Under the Hobbs Act, the property in question must be obtained or acquired, which Sekhar contends never occurred. Specifically, Sekhar argues that even if someone is convinced to change his or her mind or opinion, the persuader does not acquire that opinion or recommendation by persuading someone to change it. Indeed, Sekhar argues that for this reason, the incident in this case seems more like coercion than extortion, as coercion does not require the acquisition of the property. Sekhar also points out that Scheidler makes clear that the Hobbs Act was intended to cover extortion, but not coercion, leaving the latter to the states to prosecute.

The United States takes a different approach to the acquisition issue, looking to prior decisions of the courts of appeals that found Hobbs Act violations where someone attempted to take control of the operation of a business.
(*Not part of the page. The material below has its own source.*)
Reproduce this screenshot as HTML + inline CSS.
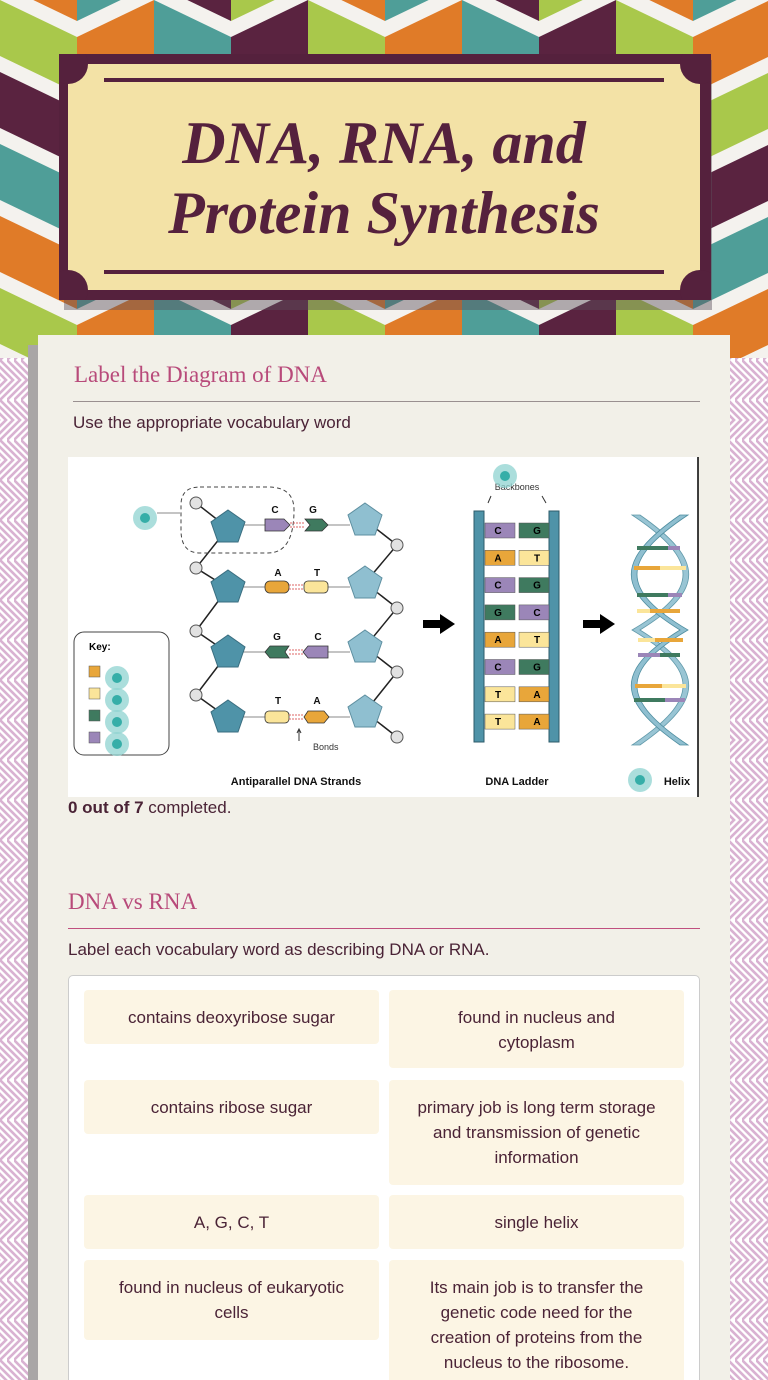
<!DOCTYPE html>
<html style="width:768px;height:1380px;overflow:hidden"><head><meta charset="utf-8">
<style>
*{margin:0;padding:0;box-sizing:border-box}
body{width:768px;height:1380px;overflow:hidden;position:relative;background:#fff;font-family:"Liberation Sans","DejaVu Sans",sans-serif}
.abs{position:absolute}
.h2{position:absolute;font-family:"Liberation Serif",serif;font-size:23px;color:#b84a7a}
.p{position:absolute;font-size:17px;color:#4a2336}
.cell{position:absolute;background:#fcf5e4;border-radius:4px;color:#4a2336;font-size:17px;line-height:25px;text-align:center;padding-top:15px}
</style></head><body>
<svg class="abs" style="left:0;top:0" width="768" height="1380">
<defs>
<pattern id="zz" width="7" height="40" patternUnits="userSpaceOnUse">
<polyline points="-21,0 -1,20 -21,40" fill="none" stroke="#d9b2d2" stroke-width="2.6"/>
<polyline points="-14,0 6,20 -14,40" fill="none" stroke="#d9b2d2" stroke-width="2.6"/>
<polyline points="-7,0 13,20 -7,40" fill="none" stroke="#d9b2d2" stroke-width="2.6"/>
<polyline points="0,0 20,20 0,40" fill="none" stroke="#d9b2d2" stroke-width="2.6"/>
</pattern>
<clipPath id="top"><rect x="0" y="0" width="768" height="358"/></clipPath>
</defs>
<rect x="0" y="350" width="768" height="1030" fill="url(#zz)"/>
<g id="chev" clip-path="url(#top)"></g>
</svg>
<script>
(function(){
var g=document.getElementById('chev');var cols=['#a9c84b','#5a2340','#4f9e98','#e07b28'];
var s='<rect x="0" y="0" width="768" height="360" fill="#f4f2ee"/>';
var W=77,A=37,P=72,T=56;
for(var i=-1;i<11;i++){var x0=i*W,x1=x0+W;var down=(i%2===0);
 for(var j=-2;j<7;j++){var yb=j*P;var c=cols[((i*3+j*5)%4+8)%4];
  var y0=down?yb:yb+A, y1=down?yb+A:yb;
  s+='<polygon fill="'+c+'" points="'+x0+','+y0+' '+x1+','+y1+' '+x1+','+(y1+T)+' '+x0+','+(y0+T)+'"/>';}}
g.innerHTML=s;})();
</script>
<!-- card -->
<div class="abs" style="left:64px;top:60px;width:648px;height:250px;background:rgba(90,80,90,.45)"></div>
<div class="abs" style="left:59px;top:54px;width:652px;height:246px;background:#55213d;overflow:hidden">
<div class="abs" style="left:9px;top:10px;width:632px;height:226px;background:#f3e2a6"></div>
<div class="abs" style="left:-11px;top:-10px;width:40px;height:40px;border-radius:50%;background:#55213d"></div>
<div class="abs" style="left:621px;top:-10px;width:40px;height:40px;border-radius:50%;background:#55213d"></div>
<div class="abs" style="left:-11px;top:216px;width:40px;height:40px;border-radius:50%;background:#55213d"></div>
<div class="abs" style="left:621px;top:216px;width:40px;height:40px;border-radius:50%;background:#55213d"></div>
</div>
<div class="abs" style="left:104px;top:78px;width:560px;height:4px;background:#55213d"></div>
<div class="abs" style="left:104px;top:270px;width:560px;height:4px;background:#55213d"></div>
<div class="abs" style="left:68px;top:108px;width:632px;text-align:center;font-family:'Liberation Serif',serif;font-style:italic;font-weight:bold;font-size:60px;line-height:70px;color:#55213d">DNA, RNA, and<br>Protein Synthesis</div>
<!-- panel -->
<div class="abs" style="left:28px;top:345px;width:10px;height:1035px;background:#a9a6a6"></div>
<div class="abs" style="left:38px;top:335px;width:692px;height:1045px;background:#f2f0e8"></div>
<div class="h2" style="left:74px;top:362px">Label the Diagram of DNA</div>
<div class="abs" style="left:73px;top:401px;width:627px;height:1px;background:#9a9090"></div>
<div class="p" style="left:73px;top:413px">Use the appropriate vocabulary word</div>
<svg class="abs" style="left:68px;top:457px" width="631" height="340" viewBox="68 457 631 340">
<rect x="68" y="457" width="630" height="340" fill="#fff"/>
<line x1="698" y1="457" x2="698" y2="797" stroke="#000" stroke-width="1.5"/>
<g stroke="#222" stroke-width="1.5" fill="none">
<polyline points="196,503 228,528 196,568 228,588 196,631 228,653 196,695 228,718"/>
<polyline points="365,520 397,545 365,583 397,608 365,647 397,672 365,712 397,737"/>
</g>
<g stroke="#888" stroke-width="1"><line x1="240" y1="525" x2="265" y2="525"/><line x1="328" y1="525" x2="350" y2="525"/>
<line x1="240" y1="587" x2="265" y2="587"/><line x1="328" y1="587" x2="350" y2="587"/>
<line x1="240" y1="652" x2="265" y2="652"/><line x1="328" y1="652" x2="350" y2="652"/>
<line x1="240" y1="717" x2="265" y2="717"/><line x1="328" y1="717" x2="350" y2="717"/>
<line x1="157" y1="513" x2="180" y2="513"/></g>
<path d="M200,487 H268 Q294,487 294,510 Q294,553 268,553 H200 Q181,553 181,530 V505 Q181,487 200,487Z" fill="none" stroke="#444" stroke-dasharray="4,3"/>
<g fill="#4f93a8" stroke="#3a6e80">
<polygon points="228,510 245,522 238,542 218,542 211,522"/>
<polygon points="228,570 245,582 238,602 218,602 211,582"/>
<polygon points="228,635 245,647 238,667 218,667 211,647"/>
<polygon points="228,700 245,712 238,732 218,732 211,712"/>
</g>
<g fill="#8fbfd0" stroke="#5e8fa0">
<polygon points="365,503 382,515 375,535 355,535 348,515"/>
<polygon points="365,566 382,578 375,598 355,598 348,578"/>
<polygon points="365,630 382,642 375,662 355,662 348,642"/>
<polygon points="365,695 382,707 375,727 355,727 348,707"/>
</g>
<g fill="#e2e2e2" stroke="#555">
<circle cx="196" cy="503" r="6"/><circle cx="196" cy="568" r="6"/><circle cx="196" cy="631" r="6"/><circle cx="196" cy="695" r="6"/>
<circle cx="397" cy="545" r="6"/><circle cx="397" cy="608" r="6"/><circle cx="397" cy="672" r="6"/><circle cx="397" cy="737" r="6"/>
</g>
<g stroke="#333" stroke-width="0.8">
<polygon points="265,519 284,519 290,525 284,531 265,531" fill="#9b86b8"/>
<polygon points="305,519 322,519 328,525 322,531 305,531 310,525" fill="#3f7a5f"/>
<rect x="265" y="581" width="24" height="12" rx="5" fill="#e8a63a"/>
<rect x="304" y="581" width="24" height="12" rx="4" fill="#fbe59a"/>
<polygon points="270,646 289,646 285,652 289,658 270,658 265,652" fill="#3f7a5f"/>
<polygon points="308,646 328,646 328,658 308,658 303,652" fill="#9b86b8"/>
<rect x="265" y="711" width="24" height="12" rx="4" fill="#fbe59a"/>
<polygon points="308,711 324,711 329,717 324,723 308,723 304,717" fill="#e8a63a"/>
</g>
<g stroke="#d66" stroke-width="1" stroke-dasharray="2,1">
<line x1="290" y1="523" x2="305" y2="523"/><line x1="290" y1="527" x2="305" y2="527"/>
<line x1="289" y1="585" x2="304" y2="585"/><line x1="289" y1="589" x2="304" y2="589"/>
<line x1="289" y1="650" x2="303" y2="650"/><line x1="289" y1="654" x2="303" y2="654"/>
<line x1="289" y1="715" x2="304" y2="715"/><line x1="289" y1="719" x2="304" y2="719"/>
</g>
<g font-family="Liberation Sans" font-weight="bold" font-size="10" fill="#111" text-anchor="middle">
<text x="275" y="513">C</text><text x="313" y="513">G</text>
<text x="278" y="576">A</text><text x="317" y="576">T</text>
<text x="277" y="640">G</text><text x="318" y="640">C</text>
<text x="278" y="704">T</text><text x="317" y="704">A</text>
</g>
<line x1="299" y1="741" x2="299" y2="730" stroke="#333"/><polyline points="297,733 299,729 301,733" fill="none" stroke="#333"/>
<text x="313" y="750" font-family="Liberation Sans" font-size="9" fill="#333">Bonds</text>
<rect x="74" y="632" width="95" height="123" rx="10" fill="#fff" stroke="#444"/>
<text x="89" y="650" font-family="Liberation Sans" font-weight="bold" font-size="10">Key:</text>
<rect x="89" y="666" width="11" height="11" fill="#e8a63a" stroke="#555" stroke-width=".5"/>
<rect x="89" y="688" width="11" height="11" fill="#fbe59a" stroke="#555" stroke-width=".5"/>
<rect x="89" y="710" width="11" height="11" fill="#3f7a5f" stroke="#555" stroke-width=".5"/>
<rect x="89" y="732" width="11" height="11" fill="#9b86b8" stroke="#555" stroke-width=".5"/>
<polygon points="423,620 440,620 440,614 455,624 440,634 440,628 423,628" fill="#000"/>
<polygon points="583,620 600,620 600,614 615,624 600,634 600,628 583,628" fill="#000"/>
<text x="517" y="490" text-anchor="middle" font-family="Liberation Sans" font-size="9" fill="#333">Backbones</text>
<line x1="491" y1="496" x2="488" y2="503" stroke="#333"/><line x1="542" y1="496" x2="546" y2="503" stroke="#333"/>
<rect x="474" y="511" width="10" height="231" fill="#4f93a8" stroke="#2d5b6a"/>
<rect x="549" y="511" width="10" height="231" fill="#4f93a8" stroke="#2d5b6a"/>
<g id="rungs" font-family="Liberation Sans" font-weight="bold" font-size="10" text-anchor="middle"></g>
<g fill="#8fbfd0" stroke="#4f8ea0" stroke-width="0.8">
<path d="M632,515 C700,560 700,590 632,630 C700,670 700,700 632,745 L640,745 C705,700 705,670 640,630 C705,590 705,560 640,515Z" opacity=".9"/>
<path d="M688,515 C620,560 620,590 688,630 C620,670 620,700 688,745 L680,745 C615,700 615,670 680,630 C615,590 615,560 680,515Z"/>
</g>
<g stroke-width="4">
<line x1="637" y1="548" x2="668" y2="548" stroke="#3f7a5f"/><line x1="668" y1="548" x2="680" y2="548" stroke="#9b86b8"/>
<line x1="634" y1="568" x2="660" y2="568" stroke="#e8a63a"/><line x1="660" y1="568" x2="686" y2="568" stroke="#fbe59a"/>
<line x1="637" y1="595" x2="668" y2="595" stroke="#3f7a5f"/><line x1="668" y1="595" x2="682" y2="595" stroke="#9b86b8"/>
<line x1="637" y1="611" x2="650" y2="611" stroke="#fbe59a"/><line x1="650" y1="611" x2="680" y2="611" stroke="#e8a63a"/>
<line x1="638" y1="640" x2="655" y2="640" stroke="#fbe59a"/><line x1="655" y1="640" x2="683" y2="640" stroke="#e8a63a"/>
<line x1="638" y1="655" x2="660" y2="655" stroke="#9b86b8"/><line x1="660" y1="655" x2="680" y2="655" stroke="#3f7a5f"/>
<line x1="635" y1="686" x2="662" y2="686" stroke="#e8a63a"/><line x1="662" y1="686" x2="686" y2="686" stroke="#fbe59a"/>
<line x1="634" y1="700" x2="665" y2="700" stroke="#3f7a5f"/><line x1="665" y1="700" x2="685" y2="700" stroke="#9b86b8"/>
</g>
<g font-family="Liberation Sans" font-weight="bold" font-size="11" fill="#111" text-anchor="middle">
<text x="296" y="785">Antiparallel DNA Strands</text><text x="517" y="785">DNA Ladder</text><text x="677" y="785">Helix</text></g>
<g id="dots"></g>
</svg>
<script>
(function(){
var r=document.getElementById('rungs'),s='';
var P={C:'#9b86b8',G:'#3f7a5f',A:'#e8a63a',T:'#fbe59a'};
var pairs=['CG','AT','CG','GC','AT','CG','TA','TA'];
for(var k=0;k<8;k++){var y=523+k*27.3,a=pairs[k][0],b=pairs[k][1];
s+='<rect x="485" y="'+y+'" width="30" height="15" fill="'+P[a]+'" stroke="#555" stroke-width=".5"/>';
s+='<rect x="519" y="'+y+'" width="30" height="15" fill="'+P[b]+'" stroke="#555" stroke-width=".5"/>';
s+='<text x="498" y="'+(y+11)+'">'+a+'</text><text x="537" y="'+(y+11)+'">'+b+'</text>';}
r.innerHTML=s;
var d=document.getElementById('dots'),t='',pts=[[145,518],[117,678],[117,700],[117,722],[117,744],[505,476],[640,780]];
pts.forEach(function(p){t+='<circle cx="'+p[0]+'" cy="'+p[1]+'" r="12" fill="#8fd3d0" opacity=".75"/><circle cx="'+p[0]+'" cy="'+p[1]+'" r="5" fill="#36aea8"/>';});
d.innerHTML=t;})();
</script>
<div class="p" style="left:68px;top:798px"><b>0 out of 7</b> completed.</div>
<div class="h2" style="left:68px;top:889px">DNA vs RNA</div>
<div class="abs" style="left:68px;top:928px;width:632px;height:1px;background:#c0507f"></div>
<div class="p" style="left:68px;top:940px">Label each vocabulary word as describing DNA or RNA.</div>
<div class="abs" style="left:68px;top:975px;width:632px;height:420px;background:#fff;border:1px solid #ccc;border-radius:5px"></div>
<div class="cell" style="left:84px;top:990px;width:295px;height:54px">contains deoxyribose sugar</div>
<div class="cell" style="left:389px;top:990px;width:295px;height:78px">found in nucleus and<br>cytoplasm</div>
<div class="cell" style="left:84px;top:1080px;width:295px;height:54px">contains ribose sugar</div>
<div class="cell" style="left:389px;top:1080px;width:295px;height:105px">primary job is long term storage<br>and transmission of genetic<br>information</div>
<div class="cell" style="left:84px;top:1195px;width:295px;height:54px">A, G, C, T</div>
<div class="cell" style="left:389px;top:1195px;width:295px;height:54px">single helix</div>
<div class="cell" style="left:84px;top:1260px;width:295px;height:80px">found in nucleus of eukaryotic<br>cells</div>
<div class="cell" style="left:389px;top:1260px;width:295px;height:130px">Its main job is to transfer the<br>genetic code need for the<br>creation of proteins from the<br>nucleus to the ribosome.</div>
</body></html>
In those cases, the courts found the acquisition element to have occurred when the other party acquired some property right, as opposed to tangible property itself. Applying that to the present situation, the argument would go that Sekhar obtained the General Counsel’s right to conduct his business as he saw fit when Sekhar threatened him if he did not change his recommendation.


Sekhar further contends that under the rule of lenity the definition of property should be narrowly construed. In Scheidler, the Court described lenity as follows: “When there are two rational readings of a criminal statute, one harsher than the other, we are to choose the harsher only when Congress has spoken in clear and definite language.” In Sekhar’s view, Congress has not spoken in the clear and definite language about the meaning of property, and thus the rule of lenity requires that the Court adopt the narrow definition of property. In support of his view, Sekhar points to Cleveland v. United States, where the Court invoked the rule of lenity and adopted a narrow view of property under the Hobbs Act.

The United States argues that the rule of lenity has no place in this situation, as the rule should be reserved for situations where Congress’s intent is completely unclear. In support of its argument, the United States points to a series of Supreme Court rulings, one of which stated that the rule of lenity applies “only if, after seizing everything from which aid can be derived, [the Court] can make no more than a guess as to what Congress intended.”



A federal jury convicted Petitioner of extortion for threatening a state official with embarrassment if he did not recommend investing in a fund managed by Petitioner’s company. The Court will determine the meaning of the word “property” under federal extortion law, which will have implications for the reach of federal extortion law. Petitioner and Respondent disagree over how broadly or narrowly the word “property” was intended to reach when Congress passed the Hobbs Act and related statutes.